──────── STORED DATA ────────

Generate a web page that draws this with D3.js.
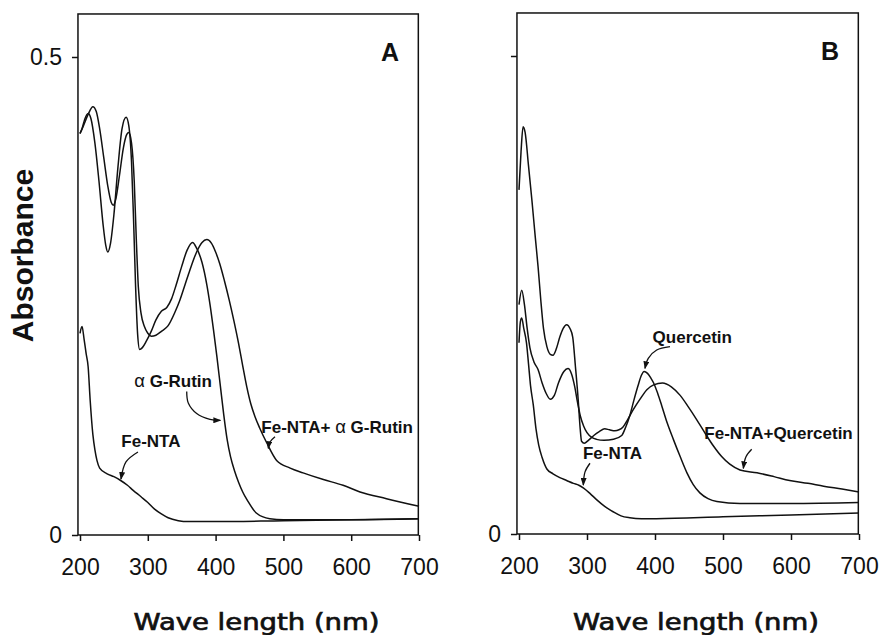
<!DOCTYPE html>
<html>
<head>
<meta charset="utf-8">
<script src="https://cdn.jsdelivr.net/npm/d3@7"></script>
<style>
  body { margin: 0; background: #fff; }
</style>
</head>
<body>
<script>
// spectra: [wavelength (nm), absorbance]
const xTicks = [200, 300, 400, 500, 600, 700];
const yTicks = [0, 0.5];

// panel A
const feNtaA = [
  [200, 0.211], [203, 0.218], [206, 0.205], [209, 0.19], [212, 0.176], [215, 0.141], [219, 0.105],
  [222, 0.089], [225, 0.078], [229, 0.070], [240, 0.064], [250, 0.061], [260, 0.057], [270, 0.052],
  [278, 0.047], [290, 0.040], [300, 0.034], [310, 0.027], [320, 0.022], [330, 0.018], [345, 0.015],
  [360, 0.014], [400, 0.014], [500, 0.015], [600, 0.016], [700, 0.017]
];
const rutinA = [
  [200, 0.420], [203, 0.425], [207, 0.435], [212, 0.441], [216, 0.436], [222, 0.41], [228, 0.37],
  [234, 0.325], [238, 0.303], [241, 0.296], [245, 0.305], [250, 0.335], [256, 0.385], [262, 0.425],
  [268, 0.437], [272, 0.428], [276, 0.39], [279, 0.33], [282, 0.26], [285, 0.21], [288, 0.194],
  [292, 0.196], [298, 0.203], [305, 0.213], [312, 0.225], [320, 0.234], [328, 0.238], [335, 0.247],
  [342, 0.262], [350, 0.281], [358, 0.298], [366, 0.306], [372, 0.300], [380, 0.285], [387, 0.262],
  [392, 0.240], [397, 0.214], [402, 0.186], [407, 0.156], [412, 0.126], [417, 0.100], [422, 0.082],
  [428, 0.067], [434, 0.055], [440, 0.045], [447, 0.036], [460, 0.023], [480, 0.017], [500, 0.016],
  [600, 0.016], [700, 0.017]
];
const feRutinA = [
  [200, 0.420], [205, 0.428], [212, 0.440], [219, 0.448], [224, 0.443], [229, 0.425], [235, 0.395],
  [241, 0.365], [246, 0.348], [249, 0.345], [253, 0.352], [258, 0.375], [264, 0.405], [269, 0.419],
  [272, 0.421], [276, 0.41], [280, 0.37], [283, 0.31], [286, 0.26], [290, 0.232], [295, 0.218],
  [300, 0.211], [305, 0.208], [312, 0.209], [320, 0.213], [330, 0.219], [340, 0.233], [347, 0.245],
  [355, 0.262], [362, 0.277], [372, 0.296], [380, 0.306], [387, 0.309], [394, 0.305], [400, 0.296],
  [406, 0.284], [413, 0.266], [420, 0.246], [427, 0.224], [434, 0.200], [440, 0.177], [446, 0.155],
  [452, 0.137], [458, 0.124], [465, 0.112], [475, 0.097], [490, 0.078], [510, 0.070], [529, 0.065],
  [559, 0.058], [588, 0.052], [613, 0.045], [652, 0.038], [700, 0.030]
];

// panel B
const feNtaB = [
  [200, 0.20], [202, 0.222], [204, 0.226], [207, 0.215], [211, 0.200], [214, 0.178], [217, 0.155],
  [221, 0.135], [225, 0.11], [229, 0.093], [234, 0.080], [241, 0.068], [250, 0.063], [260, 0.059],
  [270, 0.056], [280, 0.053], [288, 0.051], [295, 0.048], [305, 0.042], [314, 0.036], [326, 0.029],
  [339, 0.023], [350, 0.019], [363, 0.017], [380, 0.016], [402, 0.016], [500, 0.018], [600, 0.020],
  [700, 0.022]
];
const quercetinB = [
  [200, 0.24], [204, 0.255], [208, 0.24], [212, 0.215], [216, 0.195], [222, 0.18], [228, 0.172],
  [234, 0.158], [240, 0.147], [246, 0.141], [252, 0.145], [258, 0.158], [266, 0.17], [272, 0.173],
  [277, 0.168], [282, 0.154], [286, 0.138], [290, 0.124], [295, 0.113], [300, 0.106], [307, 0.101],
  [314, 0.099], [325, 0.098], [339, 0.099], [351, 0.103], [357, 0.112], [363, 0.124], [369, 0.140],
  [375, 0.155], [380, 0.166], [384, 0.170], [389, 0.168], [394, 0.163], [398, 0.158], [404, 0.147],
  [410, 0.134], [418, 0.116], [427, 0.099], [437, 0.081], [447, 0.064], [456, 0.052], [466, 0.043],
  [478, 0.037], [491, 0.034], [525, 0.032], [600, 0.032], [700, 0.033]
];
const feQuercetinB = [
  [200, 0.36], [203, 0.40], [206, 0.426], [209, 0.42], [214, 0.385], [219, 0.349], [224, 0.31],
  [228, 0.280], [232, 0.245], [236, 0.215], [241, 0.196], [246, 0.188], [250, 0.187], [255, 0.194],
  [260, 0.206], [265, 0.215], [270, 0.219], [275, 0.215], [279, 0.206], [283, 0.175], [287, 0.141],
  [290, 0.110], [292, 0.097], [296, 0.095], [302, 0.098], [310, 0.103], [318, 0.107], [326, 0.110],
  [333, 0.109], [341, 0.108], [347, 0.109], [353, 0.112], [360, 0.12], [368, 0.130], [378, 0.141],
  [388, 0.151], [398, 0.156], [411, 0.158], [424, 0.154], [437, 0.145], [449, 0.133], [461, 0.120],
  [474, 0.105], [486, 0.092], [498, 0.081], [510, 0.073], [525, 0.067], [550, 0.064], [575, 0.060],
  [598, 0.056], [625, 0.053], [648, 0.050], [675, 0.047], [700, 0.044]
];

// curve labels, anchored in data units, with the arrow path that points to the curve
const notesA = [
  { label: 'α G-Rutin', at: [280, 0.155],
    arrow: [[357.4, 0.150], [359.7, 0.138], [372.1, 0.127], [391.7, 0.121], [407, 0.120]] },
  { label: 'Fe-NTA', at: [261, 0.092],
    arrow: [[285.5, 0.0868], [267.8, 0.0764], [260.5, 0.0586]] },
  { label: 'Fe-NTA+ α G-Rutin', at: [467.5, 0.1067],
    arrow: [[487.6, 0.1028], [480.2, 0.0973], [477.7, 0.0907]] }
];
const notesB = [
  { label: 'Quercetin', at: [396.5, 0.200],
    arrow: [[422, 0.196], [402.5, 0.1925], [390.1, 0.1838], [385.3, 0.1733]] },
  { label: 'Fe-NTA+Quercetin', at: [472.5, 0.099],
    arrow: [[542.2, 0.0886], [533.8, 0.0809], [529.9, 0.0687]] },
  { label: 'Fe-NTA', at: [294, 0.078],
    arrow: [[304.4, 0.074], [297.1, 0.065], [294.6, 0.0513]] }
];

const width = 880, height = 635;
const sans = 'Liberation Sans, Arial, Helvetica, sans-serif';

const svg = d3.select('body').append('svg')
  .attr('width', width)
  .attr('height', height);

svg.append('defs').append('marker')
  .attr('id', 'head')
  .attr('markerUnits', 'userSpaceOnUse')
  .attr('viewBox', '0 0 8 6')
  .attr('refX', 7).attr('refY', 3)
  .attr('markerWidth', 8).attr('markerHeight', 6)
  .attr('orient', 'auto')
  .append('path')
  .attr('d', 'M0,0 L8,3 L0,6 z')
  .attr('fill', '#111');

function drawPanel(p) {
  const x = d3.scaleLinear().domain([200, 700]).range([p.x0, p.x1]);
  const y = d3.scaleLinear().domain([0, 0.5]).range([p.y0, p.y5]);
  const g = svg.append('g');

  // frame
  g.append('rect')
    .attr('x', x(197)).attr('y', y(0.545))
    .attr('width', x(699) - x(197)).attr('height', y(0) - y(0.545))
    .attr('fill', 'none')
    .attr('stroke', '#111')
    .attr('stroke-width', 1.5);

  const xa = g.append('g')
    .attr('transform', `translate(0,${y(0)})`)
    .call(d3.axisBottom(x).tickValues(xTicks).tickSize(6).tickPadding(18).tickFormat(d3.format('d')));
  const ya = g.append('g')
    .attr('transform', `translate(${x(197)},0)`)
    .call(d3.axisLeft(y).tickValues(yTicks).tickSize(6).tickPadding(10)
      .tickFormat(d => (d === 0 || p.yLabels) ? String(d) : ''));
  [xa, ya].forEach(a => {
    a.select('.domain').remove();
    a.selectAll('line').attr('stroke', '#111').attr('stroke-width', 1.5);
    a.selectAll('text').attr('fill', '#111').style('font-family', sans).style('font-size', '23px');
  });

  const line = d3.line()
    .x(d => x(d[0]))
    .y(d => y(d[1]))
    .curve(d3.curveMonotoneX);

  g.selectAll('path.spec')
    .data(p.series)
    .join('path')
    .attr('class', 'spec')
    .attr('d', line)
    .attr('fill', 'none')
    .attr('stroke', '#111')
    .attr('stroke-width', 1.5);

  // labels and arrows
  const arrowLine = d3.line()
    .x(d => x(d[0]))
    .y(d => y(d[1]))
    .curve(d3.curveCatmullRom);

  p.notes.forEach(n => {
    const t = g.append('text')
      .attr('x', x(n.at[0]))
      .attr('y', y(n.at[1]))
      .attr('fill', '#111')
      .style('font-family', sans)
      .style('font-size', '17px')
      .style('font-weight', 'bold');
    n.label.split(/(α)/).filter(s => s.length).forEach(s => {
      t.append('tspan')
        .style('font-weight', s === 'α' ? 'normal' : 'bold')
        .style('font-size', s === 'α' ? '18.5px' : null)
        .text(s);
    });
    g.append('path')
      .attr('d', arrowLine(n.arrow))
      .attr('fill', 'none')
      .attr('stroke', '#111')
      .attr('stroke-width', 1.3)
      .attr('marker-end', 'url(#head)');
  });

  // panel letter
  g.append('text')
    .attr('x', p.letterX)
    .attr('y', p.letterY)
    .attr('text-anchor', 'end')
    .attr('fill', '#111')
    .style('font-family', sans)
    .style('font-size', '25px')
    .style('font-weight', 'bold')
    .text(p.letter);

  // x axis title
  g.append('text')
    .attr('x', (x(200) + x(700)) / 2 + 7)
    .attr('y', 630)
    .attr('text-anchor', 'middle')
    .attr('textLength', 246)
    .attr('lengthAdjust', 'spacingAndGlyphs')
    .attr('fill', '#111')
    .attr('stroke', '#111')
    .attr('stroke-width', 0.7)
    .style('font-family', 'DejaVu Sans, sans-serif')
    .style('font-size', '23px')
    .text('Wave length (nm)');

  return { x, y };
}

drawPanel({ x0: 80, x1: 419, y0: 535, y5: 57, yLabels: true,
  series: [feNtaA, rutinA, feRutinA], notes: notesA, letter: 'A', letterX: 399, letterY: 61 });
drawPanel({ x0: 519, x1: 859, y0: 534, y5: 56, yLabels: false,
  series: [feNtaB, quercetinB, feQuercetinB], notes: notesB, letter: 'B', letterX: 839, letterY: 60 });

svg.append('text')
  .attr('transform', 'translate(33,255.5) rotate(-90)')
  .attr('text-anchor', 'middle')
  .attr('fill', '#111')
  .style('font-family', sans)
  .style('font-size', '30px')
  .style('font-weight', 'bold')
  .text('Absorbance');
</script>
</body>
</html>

────────
──────── STORED DATA ────────

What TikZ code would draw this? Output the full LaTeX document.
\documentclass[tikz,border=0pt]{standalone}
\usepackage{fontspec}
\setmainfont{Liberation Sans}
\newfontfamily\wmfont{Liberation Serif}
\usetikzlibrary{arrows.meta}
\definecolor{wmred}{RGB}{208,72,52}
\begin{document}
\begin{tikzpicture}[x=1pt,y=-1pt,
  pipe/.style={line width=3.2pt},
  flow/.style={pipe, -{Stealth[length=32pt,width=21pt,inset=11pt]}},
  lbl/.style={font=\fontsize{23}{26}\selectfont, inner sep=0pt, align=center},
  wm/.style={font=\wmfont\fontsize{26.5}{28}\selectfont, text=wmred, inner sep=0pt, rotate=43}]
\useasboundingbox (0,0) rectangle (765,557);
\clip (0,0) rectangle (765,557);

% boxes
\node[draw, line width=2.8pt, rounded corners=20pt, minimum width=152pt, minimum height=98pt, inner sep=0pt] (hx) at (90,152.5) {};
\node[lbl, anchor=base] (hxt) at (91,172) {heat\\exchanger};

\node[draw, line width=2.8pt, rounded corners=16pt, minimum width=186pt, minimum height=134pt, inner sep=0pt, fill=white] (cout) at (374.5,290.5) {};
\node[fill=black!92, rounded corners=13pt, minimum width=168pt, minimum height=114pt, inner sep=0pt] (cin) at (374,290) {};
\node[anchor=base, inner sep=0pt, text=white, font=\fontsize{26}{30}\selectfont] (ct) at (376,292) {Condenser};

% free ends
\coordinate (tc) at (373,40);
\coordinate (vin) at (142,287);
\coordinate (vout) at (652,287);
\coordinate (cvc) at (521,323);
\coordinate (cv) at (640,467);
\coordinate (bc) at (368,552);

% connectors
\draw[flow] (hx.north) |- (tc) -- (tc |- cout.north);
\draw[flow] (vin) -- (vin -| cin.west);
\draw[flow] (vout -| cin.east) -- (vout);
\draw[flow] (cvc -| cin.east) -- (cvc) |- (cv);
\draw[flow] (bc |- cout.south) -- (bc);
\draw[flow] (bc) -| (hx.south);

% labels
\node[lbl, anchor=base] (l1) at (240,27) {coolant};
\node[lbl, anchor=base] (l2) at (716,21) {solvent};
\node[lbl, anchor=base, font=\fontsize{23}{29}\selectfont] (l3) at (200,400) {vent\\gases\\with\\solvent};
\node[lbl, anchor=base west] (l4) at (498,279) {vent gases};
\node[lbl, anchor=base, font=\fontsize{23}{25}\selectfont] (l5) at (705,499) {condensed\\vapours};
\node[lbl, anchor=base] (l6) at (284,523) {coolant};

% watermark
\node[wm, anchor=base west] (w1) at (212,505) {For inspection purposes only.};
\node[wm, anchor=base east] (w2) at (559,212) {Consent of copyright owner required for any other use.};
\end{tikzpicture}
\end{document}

────────

== EXERCISE ==
Keep to the lines between the line with "Generate a web" and the line with "const yTicks = [0, 0.5];", inclusive, and transcribe them without pictures.

== COMPLETE ANSWER ==
Generate a web page that draws this with D3.js.
<!DOCTYPE html>
<html>
<head>
<meta charset="utf-8">
<script src="https://cdn.jsdelivr.net/npm/d3@7"></script>
<style>
  body { margin: 0; background: #fff; }
</style>
</head>
<body>
<script>
// spectra: [wavelength (nm), absorbance]
const xTicks = [200, 300, 400, 500, 600, 700];
const yTicks = [0, 0.5];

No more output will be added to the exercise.